LMT shares rose 1.6% on the stock market today.
Lockheed describes the suit, named Fortis, as "an unpowered, lightweight exoskeleton that increases an operator's strength and endurance by transferring the weight of heavy loads from the user's body directly to the ground."
The defense and aerospace giant says that the exoskeleton, which moves naturally with the body, allows operators to hold objects up to 36 pounds effortlessly, using a mechanical arm built by Equipois using the brand name zeroG.
The gear boasts the ability to reduce muscle fatigue by 300% and increase productivity by two to 27 times.
But unlike Tony Stark's shiny red and gold armor, the Fortis doesn't enable flight or cover the entire body.
Instead, it straps onto the wearer like a backpack.
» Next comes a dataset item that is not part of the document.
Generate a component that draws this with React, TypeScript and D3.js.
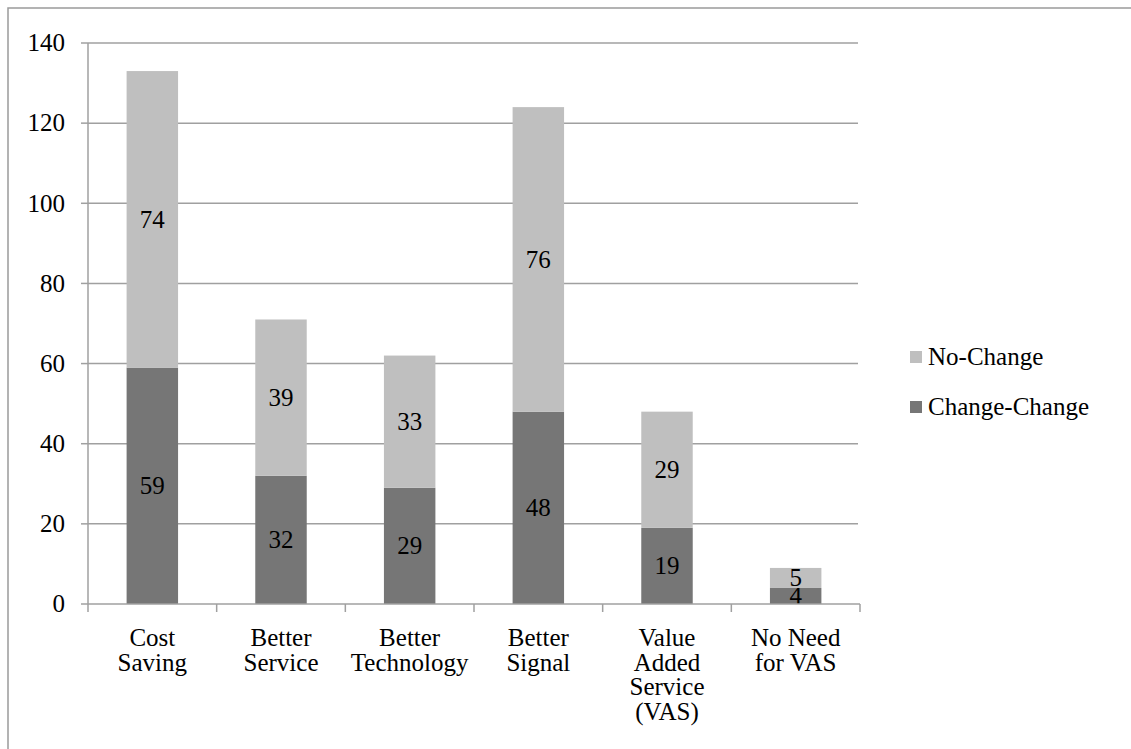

The arm tool attaches to a belted waist, where metal beams brace the outer legs with supports at the shins and feet.
The U.S. Navy will test the gear for hand-tool use at its shipyards.
"Ship maintenance often requires use of heavy tools, such as grinders, riveters or sandblasters," said Adam Miller, director of new initiatives at Lockheed Martin Missiles and Fire Control, in a press release Monday.
"Those tools take a toll on operators due to the tools' weight and the tight areas where they are sometimes used."
Though this contract is to evaluate the Fortis for the Navy's industrial use, Lockheed says that it is developing exoskeleton systems for military applications as well.
The Maryland-based firm has been investing in exoskeleton R&D for more than five years.
Last September, U.S. Special Operations Command posted a broad agency announcement looking for technology contributors for its Tactical Assault Light Operator Suit (TALOS) for use by special ops forces.
TALOS-related technologies include advanced armor, mobility and agility, situational awareness and combat ready displays.
Lockheed, Raytheon (NYSE:RTN), General Dynamics (NYSE:GD) and even Legacy Effects, the creator of Iron Man's suit for the Marvel movies, are all working on military exoskeletons for Special Operations Command.